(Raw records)

▬▬▬

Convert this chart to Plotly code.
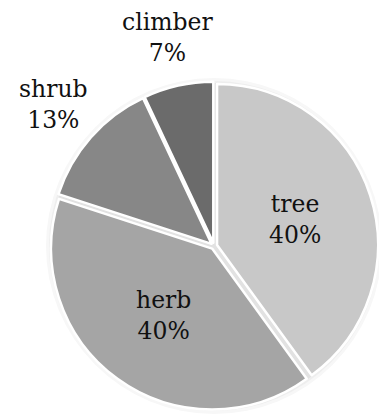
import math
import plotly.graph_objects as go

# Growth-form composition
labels = ["tree", "herb", "shrub", "climber"]
shares = [40, 40, 13, 7]
colors = ["#c8c8c8", "#a5a5a5", "#878787", "#6b6b6b"]

W, H = 379, 419
cx, cy, r = 214, 246, 161      # pie centre / radius in pixels
pull = 0.02

half = r * (1 + pull)
dom_x = [(cx - half) / W, (cx + half) / W]
dom_y = [1 - (cy + half) / H, 1 - (cy - half) / H]

fig = go.Figure(go.Pie(
    labels=labels,
    values=shares,
    sort=False,
    direction="clockwise",
    rotation=0,
    pull=[pull] * len(shares),
    marker=dict(colors=colors, line=dict(color="white", width=2.5)),
    textinfo="none",
    hoverinfo="label+percent",
    showlegend=False,
    domain=dict(x=dom_x, y=dom_y),
))

# Soft halo around the pie
for extra, col in [(7, "#f7f7f7"), (4, "#eeeeee"), (2, "#e2e2e2")]:
    rr = r + extra
    fig.add_shape(type="circle", xref="paper", yref="paper", layer="below",
                  x0=(cx - rr) / W, x1=(cx + rr) / W,
                  y0=1 - (cy + rr) / H, y1=1 - (cy - rr) / H,
                  line=dict(width=0), fillcolor=col)

# Category labels with percentages, placed along each slice's mid-angle
total = sum(shares)
start = 0.0
for name, v in zip(labels, shares):
    frac = v / total
    mid = (start + frac / 2) * 2 * math.pi
    start += frac
    k = 0.53 if frac >= 0.2 else 1.33
    px = cx + k * r * math.sin(mid)
    py = cy - k * r * math.cos(mid)
    fig.add_annotation(
        x=px / W, y=1 - py / H, xref="paper", yref="paper",
        text=f"{name}<br>{round(frac * 100)}%", showarrow=False,
        xanchor="center", yanchor="middle",
        font=dict(family="DejaVu Serif", size=23.5, color="#111111"),
    )

fig.update_layout(
    width=W, height=H,
    margin=dict(l=0, r=0, t=0, b=0),
    paper_bgcolor="white",
    plot_bgcolor="white",
    font=dict(family="DejaVu Serif"),
)

fig.write_html("out.html")
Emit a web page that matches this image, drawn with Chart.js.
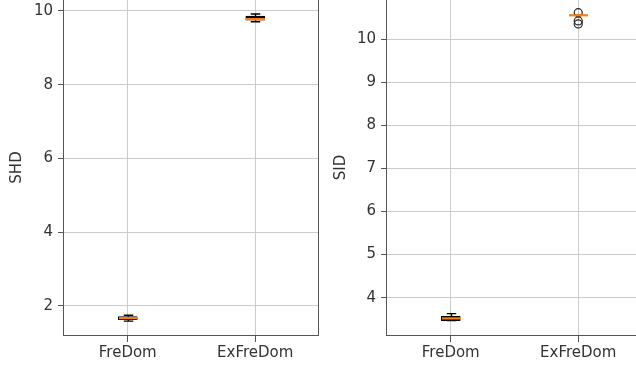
<!DOCTYPE html>
<html>
<head>
<meta charset="utf-8">
<script src="https://cdn.jsdelivr.net/npm/chart.js@4.4.0/dist/chart.umd.min.js"></script>
<style>
    html, body { margin: 0; padding: 0; width: 636px; height: 369px; overflow: hidden; background: #fff; }
    canvas { position: absolute; }
    #char_shd { left: 0; top: -21px; }
    #char_sid { left: 320px; top: -21px; }
</style>
</head>
<body>
<canvas id="char_shd" width="330" height="390"></canvas>
<canvas id="char_sid" width="330" height="390"></canvas>
<script>
// box plot statistics, one entry per category
var categories = ["FreDom", "ExFreDom"];

var shdWhiskerLow = [1.59, 9.71];
var shdQ1 = [1.63, 9.75];
var shdMedian = [1.67, 9.78];
var shdQ3 = [1.71, 9.86];
var shdWhiskerHigh = [1.75, 9.92];
var shdOutliers = [[], []];
var shdTicks = [2, 4, 6, 8, 10];

var sidWhiskerLow = [3.47, 10.55];
var sidQ1 = [3.47, 10.55];
var sidMedian = [3.52, 10.55];
var sidQ3 = [3.57, 10.55];
var sidWhiskerHigh = [3.63, 10.55];
var sidOutliers = [[], [10.61, 10.42, 10.35]];
var sidTicks = [4, 5, 6, 7, 8, 9, 10];

Chart.defaults.font.family = "'DejaVu Sans'";
Chart.defaults.font.size = 15;
Chart.defaults.color = "#333";

var BOX_W = 19;

function boxExtras(s) {
    return {
        id: "boxExtras",
        afterDatasetsDraw: function (chart) {
            var ctx = chart.ctx;
            var xs = chart.scales.x, ys = chart.scales.y;
            ctx.save();
            for (var i = 0; i < categories.length; i++) {
                var cx = Math.round(xs.getPixelForValue(i + 1)) + 0.5;
                var yLo = ys.getPixelForValue(s.lo[i]);
                var yQ1 = ys.getPixelForValue(s.q1[i]);
                var yQ3 = ys.getPixelForValue(s.q3[i]);
                var yHi = ys.getPixelForValue(s.hi[i]);
                var yMed = ys.getPixelForValue(s.med[i]);
                ctx.strokeStyle = "#000";
                ctx.lineWidth = 1.4;
                ctx.beginPath();
                ctx.moveTo(cx, yQ3); ctx.lineTo(cx, yHi);
                ctx.moveTo(cx, yQ1); ctx.lineTo(cx, yLo);
                ctx.moveTo(cx - BOX_W / 4, yHi); ctx.lineTo(cx + BOX_W / 4, yHi);
                ctx.moveTo(cx - BOX_W / 4, yLo); ctx.lineTo(cx + BOX_W / 4, yLo);
                ctx.stroke();
                ctx.strokeStyle = "#ff7f0e";
                ctx.lineWidth = 2.2;
                ctx.beginPath();
                ctx.moveTo(cx - BOX_W / 2, yMed); ctx.lineTo(cx + BOX_W / 2, yMed);
                ctx.stroke();
            }
            ctx.restore();
        },
        afterDraw: function (chart) {
            var a = chart.chartArea, ctx = chart.ctx;
            ctx.save();
            ctx.strokeStyle = "#555";
            ctx.lineWidth = 1;
            ctx.strokeRect(Math.round(a.left) - 0.5, Math.round(a.top) + 0.5,
                Math.round(a.right - a.left), Math.round(a.bottom - a.top) - 1);
            ctx.restore();
        }
    };
}

function makeBoxChart(id, s, ticks, title, yMin, yMax, axisW, padRight, titlePad) {
    var canvas = document.getElementById(id);
    if (canvas == null) return;
    var outlierPoints = [];
    s.out.forEach(function (list, i) {
        list.forEach(function (v) { outlierPoints.push({ x: i + 1, y: v }); });
    });
    return new Chart(canvas.getContext("2d"), {
        type: "bar",
        data: {
            datasets: [
                {
                    data: categories.map(function (c, i) { return { x: i + 1, y: [s.q1[i], s.q3[i]] }; }),
                    backgroundColor: "rgba(0,0,0,0)",
                    borderColor: "#000",
                    borderWidth: 1.5,
                    borderSkipped: false,
                    barThickness: BOX_W,
                },
                {
                    type: "scatter",
                    data: outlierPoints,
                    pointStyle: "circle",
                    pointRadius: 4,
                    borderColor: "#222",
                    backgroundColor: "rgba(0,0,0,0)",
                    borderWidth: 1.2,
                },
            ],
        },
        options: {
            responsive: false,
            animation: false,
            layout: { padding: { top: 20, right: padRight, bottom: 0, left: 0 } },
            plugins: {
                legend: { display: false },
                tooltip: { enabled: false },
            },
            scales: {
                x: {
                    type: "linear",
                    min: 0.5,
                    max: 2.5,
                    offset: false,
                    grid: { offset: false, color: "#cccccc", tickColor: "#555", tickLength: 6 },
                    border: { display: false },
                    ticks: {
                        padding: 2,
                        callback: function (v) { return categories[v - 1]; },
                    },
                    afterBuildTicks: function (sc) {
                        sc.ticks = categories.map(function (c, i) { return { value: i + 1 }; });
                    },
                    afterFit: function (sc) { sc.height = 33; },
                },
                y: {
                    type: "linear",
                    min: yMin,
                    max: yMax,
                    beginAtZero: false,
                    grid: { color: "#cccccc", tickColor: "#555", tickLength: 6 },
                    border: { display: false },
                    title: { display: true, text: title, padding: { top: titlePad, bottom: 0 } },
                    ticks: {
                        padding: 5,
                        callback: function (v) { return String(v); },
                    },
                    afterBuildTicks: function (sc) {
                        sc.ticks = ticks.map(function (v) { return { value: v }; });
                    },
                    afterFit: function (sc) { sc.width = axisW; },
                },
            },
        },
        plugins: [boxExtras(s)],
    });
}

makeBoxChart("char_shd",
    { lo: shdWhiskerLow, q1: shdQ1, med: shdMedian, q3: shdQ3, hi: shdWhiskerHigh, out: shdOutliers },
    shdTicks, "SHD", 1.186, 10.325, 64, 11, 8);

makeBoxChart("char_sid",
    { lo: sidWhiskerLow, q1: sidQ1, med: sidMedian, q3: sidQ3, hi: sidWhiskerHigh, out: sidOutliers },
    sidTicks, "SID", 3.112, 10.928, 67, 8, 12);
</script>
</body>
</html>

▬▬▬

Exercise directions
Extract exactly, and only, the lines from the one with "Emit a web page" to the one with "var BOX_W = 19;", both ends counted. Leave the images behind.

Task solution
Emit a web page that matches this image, drawn with Chart.js.
<!DOCTYPE html>
<html>
<head>
<meta charset="utf-8">
<script src="https://cdn.jsdelivr.net/npm/chart.js@4.4.0/dist/chart.umd.min.js"></script>
<style>
    html, body { margin: 0; padding: 0; width: 636px; height: 369px; overflow: hidden; background: #fff; }
    canvas { position: absolute; }
    #char_shd { left: 0; top: -21px; }
    #char_sid { left: 320px; top: -21px; }
</style>
</head>
<body>
<canvas id="char_shd" width="330" height="390"></canvas>
<canvas id="char_sid" width="330" height="390"></canvas>
<script>
// box plot statistics, one entry per category
var categories = ["FreDom", "ExFreDom"];

var shdWhiskerLow = [1.59, 9.71];
var shdQ1 = [1.63, 9.75];
var shdMedian = [1.67, 9.78];
var shdQ3 = [1.71, 9.86];
var shdWhiskerHigh = [1.75, 9.92];
var shdOutliers = [[], []];
var shdTicks = [2, 4, 6, 8, 10];

var sidWhiskerLow = [3.47, 10.55];
var sidQ1 = [3.47, 10.55];
var sidMedian = [3.52, 10.55];
var sidQ3 = [3.57, 10.55];
var sidWhiskerHigh = [3.63, 10.55];
var sidOutliers = [[], [10.61, 10.42, 10.35]];
var sidTicks = [4, 5, 6, 7, 8, 9, 10];

Chart.defaults.font.family = "'DejaVu Sans'";
Chart.defaults.font.size = 15;
Chart.defaults.color = "#333";

var BOX_W = 19;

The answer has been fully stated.